Explain the variation of g with depth from the Earth's surface.

Let us consider a particle of mass m which is in a deep mine on the Earth. Let the depth of the mine as d. To calculate g' at a depth d, consider the following points.

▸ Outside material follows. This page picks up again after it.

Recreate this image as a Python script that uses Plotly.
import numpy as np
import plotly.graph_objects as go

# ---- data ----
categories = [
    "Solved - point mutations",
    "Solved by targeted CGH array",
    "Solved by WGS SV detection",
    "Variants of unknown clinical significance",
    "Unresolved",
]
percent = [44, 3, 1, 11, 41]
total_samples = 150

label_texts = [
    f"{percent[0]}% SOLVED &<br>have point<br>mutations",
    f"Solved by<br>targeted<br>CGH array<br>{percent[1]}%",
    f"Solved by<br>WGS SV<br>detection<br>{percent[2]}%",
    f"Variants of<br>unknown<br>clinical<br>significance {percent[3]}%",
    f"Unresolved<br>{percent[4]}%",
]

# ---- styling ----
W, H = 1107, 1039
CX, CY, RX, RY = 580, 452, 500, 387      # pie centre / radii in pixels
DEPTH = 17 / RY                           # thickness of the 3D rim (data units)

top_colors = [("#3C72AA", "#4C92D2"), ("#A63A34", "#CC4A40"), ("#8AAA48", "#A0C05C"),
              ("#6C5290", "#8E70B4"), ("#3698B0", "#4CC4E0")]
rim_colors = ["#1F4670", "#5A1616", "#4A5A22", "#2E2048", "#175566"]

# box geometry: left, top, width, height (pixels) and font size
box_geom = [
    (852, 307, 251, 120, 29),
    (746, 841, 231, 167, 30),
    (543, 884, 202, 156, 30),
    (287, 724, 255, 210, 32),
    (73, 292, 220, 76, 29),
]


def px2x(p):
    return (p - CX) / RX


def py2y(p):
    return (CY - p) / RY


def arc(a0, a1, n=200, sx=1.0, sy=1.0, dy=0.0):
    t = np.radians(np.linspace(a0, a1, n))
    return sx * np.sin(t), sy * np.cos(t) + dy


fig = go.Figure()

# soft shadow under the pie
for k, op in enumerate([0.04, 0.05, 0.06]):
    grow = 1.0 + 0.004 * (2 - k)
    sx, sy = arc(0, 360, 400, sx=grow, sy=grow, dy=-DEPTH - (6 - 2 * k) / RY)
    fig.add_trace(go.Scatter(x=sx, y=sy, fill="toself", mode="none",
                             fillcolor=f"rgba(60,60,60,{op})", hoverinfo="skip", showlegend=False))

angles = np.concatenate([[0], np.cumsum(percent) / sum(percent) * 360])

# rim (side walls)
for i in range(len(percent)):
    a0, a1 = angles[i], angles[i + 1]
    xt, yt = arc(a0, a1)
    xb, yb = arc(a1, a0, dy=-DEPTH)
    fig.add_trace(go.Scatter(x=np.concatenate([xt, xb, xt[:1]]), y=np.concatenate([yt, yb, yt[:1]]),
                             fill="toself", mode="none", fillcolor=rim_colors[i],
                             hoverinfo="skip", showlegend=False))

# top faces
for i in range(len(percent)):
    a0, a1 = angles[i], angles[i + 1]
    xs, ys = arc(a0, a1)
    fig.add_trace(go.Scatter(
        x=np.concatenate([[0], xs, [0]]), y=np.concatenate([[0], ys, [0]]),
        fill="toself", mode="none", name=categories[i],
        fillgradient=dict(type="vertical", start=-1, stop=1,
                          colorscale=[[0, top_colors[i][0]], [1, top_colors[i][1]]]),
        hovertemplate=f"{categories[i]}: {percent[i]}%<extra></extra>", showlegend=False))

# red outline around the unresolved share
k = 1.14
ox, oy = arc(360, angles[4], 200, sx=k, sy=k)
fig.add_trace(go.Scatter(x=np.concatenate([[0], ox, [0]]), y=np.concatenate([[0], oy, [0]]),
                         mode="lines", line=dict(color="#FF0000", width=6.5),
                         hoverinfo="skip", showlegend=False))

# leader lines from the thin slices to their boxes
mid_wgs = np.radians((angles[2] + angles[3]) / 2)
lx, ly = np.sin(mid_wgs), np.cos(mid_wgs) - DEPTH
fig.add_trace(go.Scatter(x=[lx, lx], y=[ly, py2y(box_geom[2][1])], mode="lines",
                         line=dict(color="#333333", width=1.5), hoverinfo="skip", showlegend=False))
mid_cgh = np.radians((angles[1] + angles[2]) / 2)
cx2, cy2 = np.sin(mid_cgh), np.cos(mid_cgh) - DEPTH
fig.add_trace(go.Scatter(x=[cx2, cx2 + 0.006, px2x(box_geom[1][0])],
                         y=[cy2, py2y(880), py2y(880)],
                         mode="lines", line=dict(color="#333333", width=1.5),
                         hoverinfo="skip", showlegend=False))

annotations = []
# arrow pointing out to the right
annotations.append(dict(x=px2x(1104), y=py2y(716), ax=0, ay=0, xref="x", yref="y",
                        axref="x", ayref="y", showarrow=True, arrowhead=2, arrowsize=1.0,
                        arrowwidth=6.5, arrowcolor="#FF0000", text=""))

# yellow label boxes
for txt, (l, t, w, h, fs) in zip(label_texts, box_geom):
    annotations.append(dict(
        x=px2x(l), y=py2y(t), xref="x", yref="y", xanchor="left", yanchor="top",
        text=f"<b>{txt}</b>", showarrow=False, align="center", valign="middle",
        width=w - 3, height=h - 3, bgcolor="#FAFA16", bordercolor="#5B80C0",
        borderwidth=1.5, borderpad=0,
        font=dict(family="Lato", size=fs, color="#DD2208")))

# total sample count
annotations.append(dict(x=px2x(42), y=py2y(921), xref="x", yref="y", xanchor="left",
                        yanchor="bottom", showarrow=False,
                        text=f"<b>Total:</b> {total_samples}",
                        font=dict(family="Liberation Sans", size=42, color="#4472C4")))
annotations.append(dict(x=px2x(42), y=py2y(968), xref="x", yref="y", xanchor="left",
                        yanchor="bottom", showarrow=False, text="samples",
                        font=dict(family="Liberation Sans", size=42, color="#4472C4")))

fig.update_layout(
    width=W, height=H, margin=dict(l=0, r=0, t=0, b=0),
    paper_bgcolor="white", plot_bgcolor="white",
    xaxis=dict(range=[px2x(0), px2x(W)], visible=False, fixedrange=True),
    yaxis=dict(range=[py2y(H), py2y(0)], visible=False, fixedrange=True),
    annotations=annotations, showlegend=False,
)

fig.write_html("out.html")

`to` refer figure no. 6.1.
The part of the Earth that is above the radius `(R_(e)-d)` do not contribute to the acceleration. The result is proved earlier and is given as
`g'=(GM')/((R_(e)-d)^(2))`
M' is the mass of the Earth of radius `(R_(e)-d)`
Assuming the density of Earth `rho` to be constant,
`rho=(M)/(V)`
Where M is the mass of the Earth and V its volume, Thus,
`rho=(M')/(V')`
`(M')/(V')=(M)/(V)andM'=(M)/(V)V'`
`M'=((M)/((4)/(3)piR_(e)^(3)))((4)/(3)pi(R_(e)-d)^(3))`
`M'=(M)/(R_(e)^(3))(R_(e)-d)^(3)`
`g'=G(M)/(R_(e)^(3))(R_(e)-d)^(3)(1)/((R_(e)-d)^(2))`
`g'=GM(R_(e)(1-(d)/(R_e)))/(R_(e)^(3))`
`g'=GM((1-(d)/(R_e)))/(R_(e)^(2))`
Thus, `g'=g(1-(d)/(R_e))`
Here also `g'ltg`. AS depth increases, g' decreases.